Chronique

Curt Sydnor

Deep End Shallow

Curt Sydnor (key, voc, comp), Caroline Davis (saxes), Greg Saunier (dms), Aaron Dugan (g), Michael Coltun (b)

Label / Distribution : Out of Your Head Records

Par une journée chaude et ensoleillée de juillet 1964, à Lynchburg, Virginie, des centaines d’enfants et d’adultes sont rassemblés à la Jefferson Park Pool, la seule piscine de la ville où sont admis les afro-américains. Surgit alors un escadron de policiers, venus mettre un terme à toute cette légèreté. Tout le monde est sommé de sortir de l’eau, sans la moindre explication. Les habitants de Lynchburg vont apprendre ensuite que les trois piscines municipales ont été fermées ce jour-là, suite à l’action de six jeunes garçons et d’un adulte militant pour les droits civiques. Parce qu’ils étaient noirs, ils se sont vu refuser l’entrée d’une autre piscine de la ville, la Miller Park Pool, réservée aux blancs. Ils ont protesté. En représailles, les autorités ont décidé de fermer toutes les piscines (qui ne rouvriront jamais), officiellement pour éviter les débordements. En réalité, la ville n’avait pas le droit d’interdire à ses citoyens l’accès aux piscines municipales. La seule façon d’en interdire l’entrée aux noirs passait donc par une fermeture totale. Renoncer à tout plutôt que d’avoir à le partager.

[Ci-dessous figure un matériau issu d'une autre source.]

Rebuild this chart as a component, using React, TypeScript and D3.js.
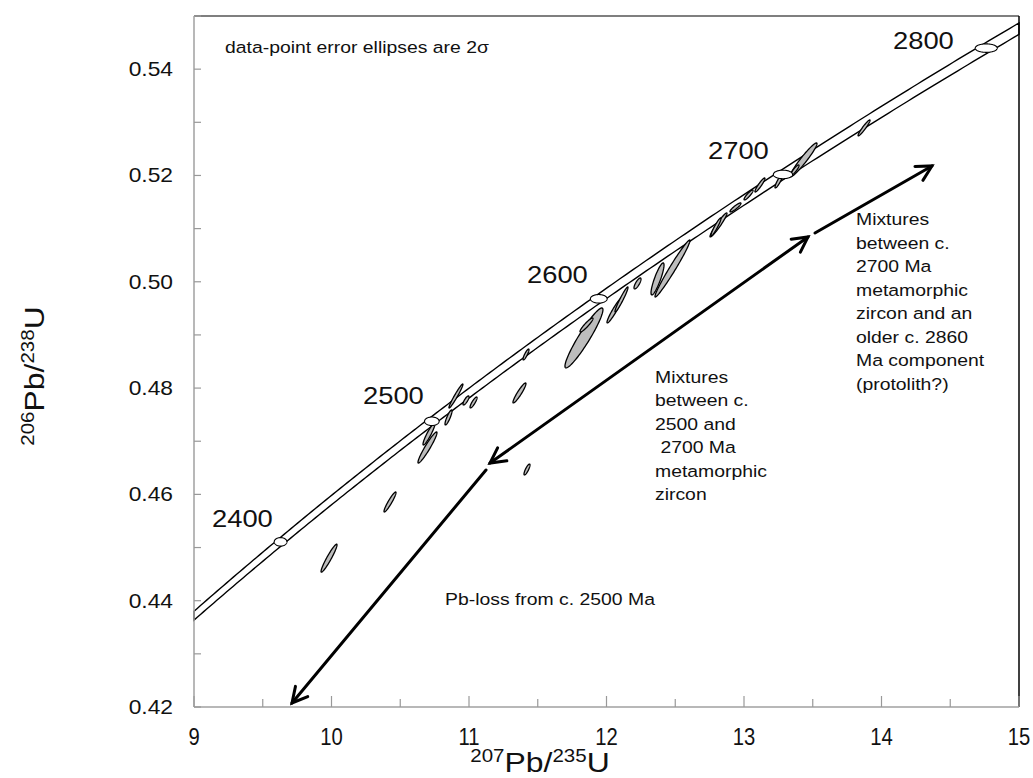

C’est cette histoire tragique qui a inspiré Curt Sydnor pour l’écriture de Deep End Shallow. Enfant il se demandait comment un lieu initialement conçu pour apporter de la joie avait pu devenir si triste. « Un endroit magnifique confisqué par notre incapacité à être à la hauteur de nos idéaux ». Il reste aujourd’hui des ruines mises en relief par l’herbe qui a poussé là où l’eau devrait être. Parce que même l’obscurantisme est absorbable par la nature. La pochette, réalisée par l’artiste TJ Huff, montre un nageur qui se débat dans un lieu sec, le corps traversé d’un trou béant. Pas besoin d’être expert en balistique pour savoir que ce trou-là, c’est celui du vide qui peut se loger parfois dans l’homme.

Dès les premières notes de « Starewell », façon jeu vidéo rétro, on découvre un univers ludique, comme sorti de l’imagination d’un enfant jouant au milieu des ruines de Lynchburg. Le design sonore renvoie aux sixties et à ses épopées hallucinogènes dans un jazz-rock psychédélique. La rythmique complexe des compositions est défendue par Greg Saunier, batteur agile et inventif. La saxophoniste Caroline Saunier ou le guitariste Aaron Duncan viennent élargir la palette sonore par leur singularité que la musique n’efface jamais. C’est ce panel d’identités et d’influences multiples qui donne à Deep End Shallow sa touche à la fois décalée et efficace. La musique elle-même nous donne l’impression de nager hors de l’eau, dans un décor involontaire, subi, mais au sein duquel la vie continue d’inventer. Comme une réponse pertinente aux événements de juillet 1964, Deep End Shallow est une comédie musicale de l’absurde qui réussit le pari de mettre tout le monde dans le même bain.